Non merita di essere conosciuto se non ciò che può non essere insegnato.
La nostra nullità dovrebbe moderare la nostra ambizione; d'altronde questa nasce proprio da quella.
Che si siano sempre pregati gli dèi è umano, ma ciò non depone, a dire il vero, in favore della nostra eleganza. Meno che mai della loro.
La vanità è essenzialmente spettacolo e teatro, due parole che rimandano all'atto del guardare, osservare, contemplare, ammirare: nessuno sarebbe vanitoso, nessuno anzi avrebbe alcuna ragione di manifestarsi nel minimo gesto, se non potesse vedersi e, soprattutto, essere visto.
Cristo in vicinanza della morte trema, piange, si abbandona alla disperazione. Socrate conversa serenamente con i suoi discepoli sull'immortalità.
Oltre un certo grado la bellezza, come l'eleganza, non è più una semplice sfida all'imperfezione e alla miseria del mondo, ma una provocazione, anzi un oltraggio: ciò spiega l'odio che non poca gente nutre verso di essa.
La conoscenza è l'artificio che la vita ha inventato per dimenticare ciò che essa è: una vertigine immane.
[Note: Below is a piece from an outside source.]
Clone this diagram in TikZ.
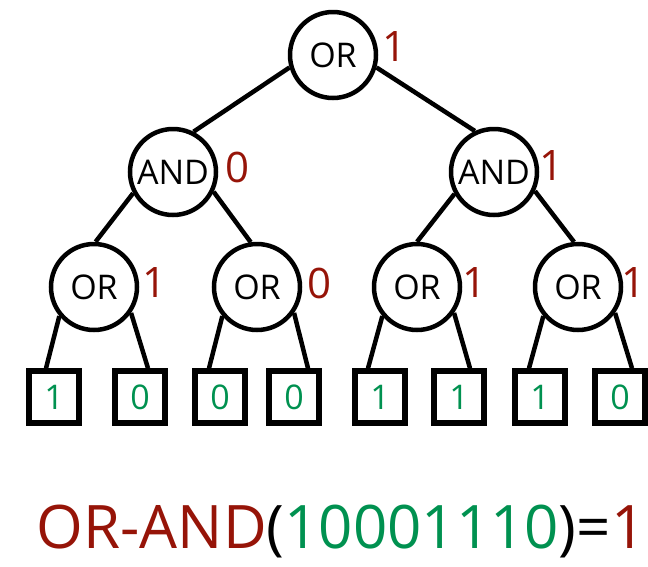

Per conoscere la strada che hai di fronte, chiedi a chi è sulla via del ritorno.
"Conosci te stesso" è un ottimo precetto, ma sta soltanto a Dio il metterlo in pratica: chi altri se non Lui può conoscere la propria essenza?
Possiamo vedere e conoscere soltanto ciò che di noi è morto. Conoscersi è morire.
Fede e conoscenza rinchiuse nella medesima testa non vanno d'accordo; ci stanno come un lupo e una pecora chiusi nella medesima gabbia: e la conoscenza è il lupo che minaccia di divorare la vicina.
Per conoscere qualcosa di sé bisogna conoscere tutto degli altri.
La conoscenza del prossimo ha questo di speciale: passa necessariamente attraverso la conoscenza di se stesso.
Se un uomo la mattina conosce la retta via, potrà morire la sera stessa senza alcun rimpianto.
Condividi la tua conoscenza. È un modo di raggiungere l'immortalità.
Il dramma del cornuto, è il dramma dell'uomo: la conoscenza.